Lantas mengapa masih banyak manusia yang enggan untuk peduli dan memilih menjadi egois? Mengapa masih banyak manusia yang lebih mementingakan kepentingan pribadi? Mengapa banyak manusia yang enggan menjadi sosok yang bermanfaat bagi masyarakat, bagi manusia lainnya? Di mana akal yang telah Allah anugerahkan? Apakah masih banyak manusia yang lebih buruk dari ikan Salmon yang tidak berakal?
Mari kita kembali ingat firman Allah dalam Al-Qur’an,
“dan Sesungguhnya Kami jadikan untuk (isi neraka Jahannam) kebanyakan dari jin dan manusia, mereka mempunyai hati, tetapi tidak dipergunakannya untuk memahami (ayat-ayat Allah) dan mereka mempunyai mata (tetapi) tidak dipergunakannya untuk melihat (tanda-tanda kekuasaan Allah), dan mereka mempunyai telinga (tetapi) tidak dipergunakannya untuk mendengar (ayat-ayat Allah). mereka itu sebagai binatang ternak, bahkan mereka lebih sesat lagi. mereka Itulah orang-orang yang lalai.” (Q.S al-A’raf:179)
Apakah dirimu telah benar-benar berjuang di jalan-Nya? Apakah perjuanganmu sudah lebih berat dari perjuangan ikan salmon? Apakah dalam perjuanganmu nyawa sudah menjadi taruhan yang pasti?

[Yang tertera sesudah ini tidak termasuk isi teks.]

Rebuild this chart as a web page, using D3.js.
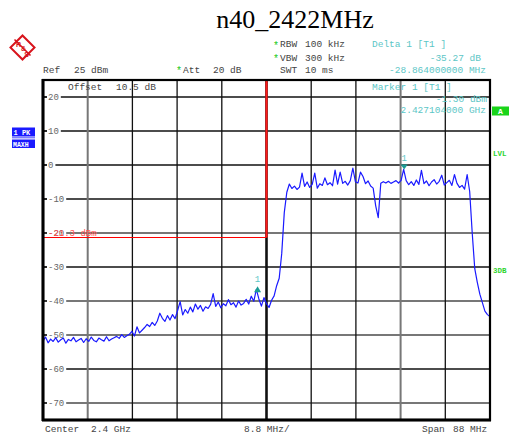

Sebesar apakah pengorbanan yang telah engkau lakukan, setidaknya untuk keuarga dan orang-orang yang ada di sekitarmu? Apakah kiranya dalam dirimu sudah ada rasa peduli, atau malah didominasi oleh egois? Apakah dirimu sudah bermanfaat bagi yang lain?
Semoga hal ini bisa menjadi renungan kita bersama.